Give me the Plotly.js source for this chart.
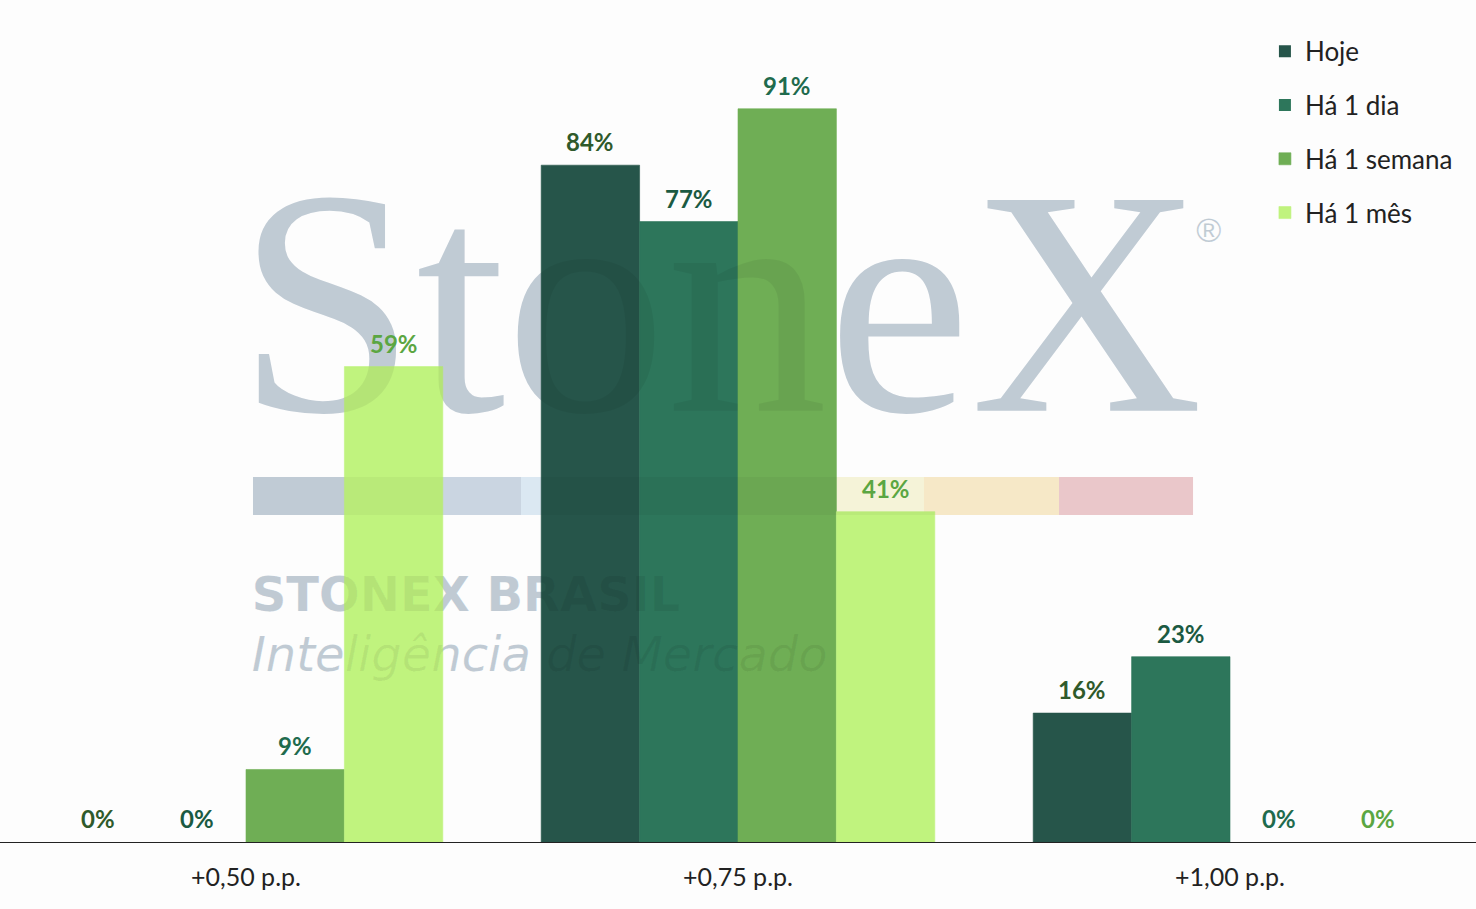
<!DOCTYPE html>
<html>
<head>
<meta charset="utf-8">
<script src="https://cdn.plot.ly/plotly-3.0.1.min.js"></script>
<style>html,body{margin:0;padding:0;background:#fdfdfd;}#chart{width:1476px;height:909px;}</style>
</head>
<body>
<div id="chart"></div>
<script>
const categories = ["+0,50 p.p.", "+0,75 p.p.", "+1,00 p.p."];
const seriesNames = ["Hoje", "Há 1 dia", "Há 1 semana", "Há 1 mês"];
const hoje = [0, 84, 16];
const ha1dia = [0, 77, 23];
const ha1semana = [9, 91, 0];
const ha1mes = [59, 41, 0];
const seriesValues = [hoje, ha1dia, ha1semana, ha1mes];
const barColors = ["#26554a", "#2d765b", "#6fae55", "#c0f37e"];
const labelColors = ["#2f5a2b", "#1b5a42", "#1f6b4d", "#5ba642"];

const W = 1476, H = 909, MB = 67;
const BARGAP = 0.2;

const traces = seriesNames.map((name, i) => ({
  type: "bar",
  name: name,
  x: categories,
  y: seriesValues[i],
  legendgroup: "g" + i,
  marker: {color: barColors[i], line: {width: seriesValues[i].map(v => v > 0 ? 0.6 : 0), color: barColors[i]}},
  hoverinfo: "skip"
}));

// data labels placed through the axes, offset to each bar of the group
const slotPx = W / categories.length * (1 - BARGAP) / seriesNames.length;
const labelAnnotations = [];
seriesValues.forEach((vals, i) => {
  vals.forEach((v, j) => {
    labelAnnotations.push({
      xref: "x", yref: "y", x: categories[j], y: v,
      xshift: (i - (seriesNames.length - 1) / 2) * slotPx,
      yanchor: "bottom", yshift: 7, showarrow: false,
      text: "<b>" + v + "%</b>",
      font: {family: "Lato", size: 24, color: labelColors[i]}
    });
  });
});

// watermark (logo) drawn as shape labels: solid below bars + faint tint above bars
const wmBelow = "rgb(205,216,226)";
const wmAbove = "rgba(0,0,0,0.06)";
const wmTexts = [
  {x0: 0.1585, x1: 0.95, y0: 0.4826, y1: 0.8826, text: "StoneX", font: {family: "Liberation Serif", size: 322}},
  {x0: 0.80, x1: 0.838, y0: 0.703, y1: 0.757, text: "®", font: {family: "Liberation Sans", size: 34}, pos: "middle center"},
  {x0: 0.1685, x1: 0.7, y0: 0.268, y1: 0.328, text: "<b>STONEX BRASIL</b>", font: {family: "DejaVu Sans", size: 48, weight: 700}},
  {x0: 0.1685, x1: 0.8, y0: 0.197, y1: 0.257, text: "<i>Inteligência de Mercado</i>", font: {family: "DejaVu Sans", size: 48, weight: 200, style: "italic"}}
];
const shapes = [];
["below", "above"].forEach(layer => {
  wmTexts.forEach(t => {
    shapes.push({
      type: "rect", xref: "paper", yref: "paper",
      x0: t.x0, x1: t.x1, y0: t.y0, y1: t.y1,
      fillcolor: "rgba(0,0,0,0)", line: {width: 0}, layer: layer,
      label: {text: t.text, textposition: t.pos || "middle left", padding: 0,
        font: Object.assign({}, t.font, {color: layer === "below" ? wmBelow : wmAbove})}
    });
  });
});

const stripX = [0.1714, 0.2622, 0.3530, 0.4444, 0.5352, 0.6260, 0.7175, 0.8083];
const stripColors = ["rgb(199,211,221)", "rgb(210,221,234)", "rgb(228,241,251)",
  "rgb(228,244,223)", "rgb(254,252,224)", "rgb(255,241,207)", "rgb(243,207,210)"];
stripColors.forEach((c, i) => {
  shapes.push({
    type: "rect", xref: "paper", yref: "paper",
    x0: stripX[i], x1: stripX[i + 1], y0: 0.3884, y1: 0.4335,
    fillcolor: c, line: {width: 0}, layer: "below"
  });
});
shapes.push({
  type: "rect", xref: "paper", yref: "paper",
  x0: stripX[0], x1: stripX[stripX.length - 1], y0: 0.3884, y1: 0.4335,
  fillcolor: "rgba(0,0,0,0.035)", line: {width: 0}, layer: "above"
});

const layout = {
  width: W, height: H,
  margin: {l: 0, r: 0, t: 0, b: MB},
  paper_bgcolor: "#fdfdfd",
  plot_bgcolor: "rgba(0,0,0,0)",
  barmode: "group",
  bargap: BARGAP,
  bargroupgap: 0,
  font: {family: "Lato", color: "#222222"},
  xaxis: {
    type: "category",
    range: [-0.5, 2.5],
    showline: true, linecolor: "#222222", linewidth: 1,
    showgrid: false, zeroline: false,
    ticks: "",
    ticklabelstandoff: 13,
    tickfont: {family: "Lato", size: 25, color: "#222222"}
  },
  yaxis: {
    range: [0, 104.5],
    visible: false,
    showgrid: false, zeroline: false
  },
  showlegend: true,
  legend: {
    x: 0.857, y: 0.967, xanchor: "left", yanchor: "top",
    bgcolor: "rgba(0,0,0,0)",
    font: {family: "Lato", size: 26, color: "#222222"},
    traceorder: "grouped",
    tracegroupgap: 17,
    itemwidth: 30
  },
  shapes: shapes,
  annotations: labelAnnotations
};

Plotly.newPlot("chart", traces, layout, {displayModeBar: false, staticPlot: true});
</script>
</body>
</html>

** Problem requirements **
Transcribe the listing above verbatim. Omit the pictures.

** Worked solution **
Give me the Plotly.js source for this chart.
<!DOCTYPE html>
<html>
<head>
<meta charset="utf-8">
<script src="https://cdn.plot.ly/plotly-3.0.1.min.js"></script>
<style>html,body{margin:0;padding:0;background:#fdfdfd;}#chart{width:1476px;height:909px;}</style>
</head>
<body>
<div id="chart"></div>
<script>
const categories = ["+0,50 p.p.", "+0,75 p.p.", "+1,00 p.p."];
const seriesNames = ["Hoje", "Há 1 dia", "Há 1 semana", "Há 1 mês"];
const hoje = [0, 84, 16];
const ha1dia = [0, 77, 23];
const ha1semana = [9, 91, 0];
const ha1mes = [59, 41, 0];
const seriesValues = [hoje, ha1dia, ha1semana, ha1mes];
const barColors = ["#26554a", "#2d765b", "#6fae55", "#c0f37e"];
const labelColors = ["#2f5a2b", "#1b5a42", "#1f6b4d", "#5ba642"];

const W = 1476, H = 909, MB = 67;
const BARGAP = 0.2;

const traces = seriesNames.map((name, i) => ({
  type: "bar",
  name: name,
  x: categories,
  y: seriesValues[i],
  legendgroup: "g" + i,
  marker: {color: barColors[i], line: {width: seriesValues[i].map(v => v > 0 ? 0.6 : 0), color: barColors[i]}},
  hoverinfo: "skip"
}));

// data labels placed through the axes, offset to each bar of the group
const slotPx = W / categories.length * (1 - BARGAP) / seriesNames.length;
const labelAnnotations = [];
seriesValues.forEach((vals, i) => {
  vals.forEach((v, j) => {
    labelAnnotations.push({
      xref: "x", yref: "y", x: categories[j], y: v,
      xshift: (i - (seriesNames.length - 1) / 2) * slotPx,
      yanchor: "bottom", yshift: 7, showarrow: false,
      text: "<b>" + v + "%</b>",
      font: {family: "Lato", size: 24, color: labelColors[i]}
    });
  });
});

// watermark (logo) drawn as shape labels: solid below bars + faint tint above bars
const wmBelow = "rgb(205,216,226)";
const wmAbove = "rgba(0,0,0,0.06)";
const wmTexts = [
  {x0: 0.1585, x1: 0.95, y0: 0.4826, y1: 0.8826, text: "StoneX", font: {family: "Liberation Serif", size: 322}},
  {x0: 0.80, x1: 0.838, y0: 0.703, y1: 0.757, text: "®", font: {family: "Liberation Sans", size: 34}, pos: "middle center"},
  {x0: 0.1685, x1: 0.7, y0: 0.268, y1: 0.328, text: "<b>STONEX BRASIL</b>", font: {family: "DejaVu Sans", size: 48, weight: 700}},
  {x0: 0.1685, x1: 0.8, y0: 0.197, y1: 0.257, text: "<i>Inteligência de Mercado</i>", font: {family: "DejaVu Sans", size: 48, weight: 200, style: "italic"}}
];
const shapes = [];
["below", "above"].forEach(layer => {
  wmTexts.forEach(t => {
    shapes.push({
      type: "rect", xref: "paper", yref: "paper",
      x0: t.x0, x1: t.x1, y0: t.y0, y1: t.y1,
      fillcolor: "rgba(0,0,0,0)", line: {width: 0}, layer: layer,
      label: {text: t.text, textposition: t.pos || "middle left", padding: 0,
        font: Object.assign({}, t.font, {color: layer === "below" ? wmBelow : wmAbove})}
    });
  });
});

const stripX = [0.1714, 0.2622, 0.3530, 0.4444, 0.5352, 0.6260, 0.7175, 0.8083];
const stripColors = ["rgb(199,211,221)", "rgb(210,221,234)", "rgb(228,241,251)",
  "rgb(228,244,223)", "rgb(254,252,224)", "rgb(255,241,207)", "rgb(243,207,210)"];
stripColors.forEach((c, i) => {
  shapes.push({
    type: "rect", xref: "paper", yref: "paper",
    x0: stripX[i], x1: stripX[i + 1], y0: 0.3884, y1: 0.4335,
    fillcolor: c, line: {width: 0}, layer: "below"
  });
});
shapes.push({
  type: "rect", xref: "paper", yref: "paper",
  x0: stripX[0], x1: stripX[stripX.length - 1], y0: 0.3884, y1: 0.4335,
  fillcolor: "rgba(0,0,0,0.035)", line: {width: 0}, layer: "above"
});

const layout = {
  width: W, height: H,
  margin: {l: 0, r: 0, t: 0, b: MB},
  paper_bgcolor: "#fdfdfd",
  plot_bgcolor: "rgba(0,0,0,0)",
  barmode: "group",
  bargap: BARGAP,
  bargroupgap: 0,
  font: {family: "Lato", color: "#222222"},
  xaxis: {
    type: "category",
    range: [-0.5, 2.5],
    showline: true, linecolor: "#222222", linewidth: 1,
    showgrid: false, zeroline: false,
    ticks: "",
    ticklabelstandoff: 13,
    tickfont: {family: "Lato", size: 25, color: "#222222"}
  },
  yaxis: {
    range: [0, 104.5],
    visible: false,
    showgrid: false, zeroline: false
  },
  showlegend: true,
  legend: {
    x: 0.857, y: 0.967, xanchor: "left", yanchor: "top",
    bgcolor: "rgba(0,0,0,0)",
    font: {family: "Lato", size: 26, color: "#222222"},
    traceorder: "grouped",
    tracegroupgap: 17,
    itemwidth: 30
  },
  shapes: shapes,
  annotations: labelAnnotations
};

Plotly.newPlot("chart", traces, layout, {displayModeBar: false, staticPlot: true});
</script>
</body>
</html>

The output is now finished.